Rodgers has learned a lot from being at Liverpool, and now keeps his own counsel more
At Manchester City, Leicester played counter-attack. At first, they were so deep you wondered how they’d get up the pitch, but it was a deliberate plan and they ended up winning 5-2. I think he learned a lot from being at Liverpool. Towards the end, maybe he was too public in highlighting disagreements in recruitment and probably realises now it can be better to keep your own counsel even if you think you’re right.

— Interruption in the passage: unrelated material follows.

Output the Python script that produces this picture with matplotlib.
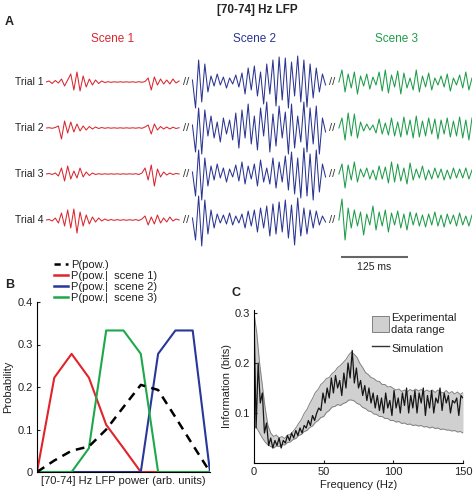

I said at the time Everton had missed a trick by choosing Marco Silva rather than Rodgers. Now there aren’t many clubs he’d leave Leicester for.
There are some jobs you can’t turn down but I wouldn’t see Spurs as one of them. He’d need to spend a year or two sorting out some of their problems even to get to the levels Leicester are at now.
Kane leaving Spurs has a shelf-life
I said recently this was a big summer for Harry Kane. If he wants to leave Spurs it has to be soon while he’s still an attractive proposition.
The terrible Europa League defeat in Zagreb on Thursday won’t have done Daniel Levy’s prospects of holding on to him much good.
I’m not a natural fan of Jose Mourinho’s tactics but I felt sorry for him on this occasion because the players let the club down.
There were poor decisions and little communication. Hugo Lloris kept playing out from the back on a dodgy pitch. Why wasn’t Kane, Eric Dier or other senior pros shouting at him to be more direct?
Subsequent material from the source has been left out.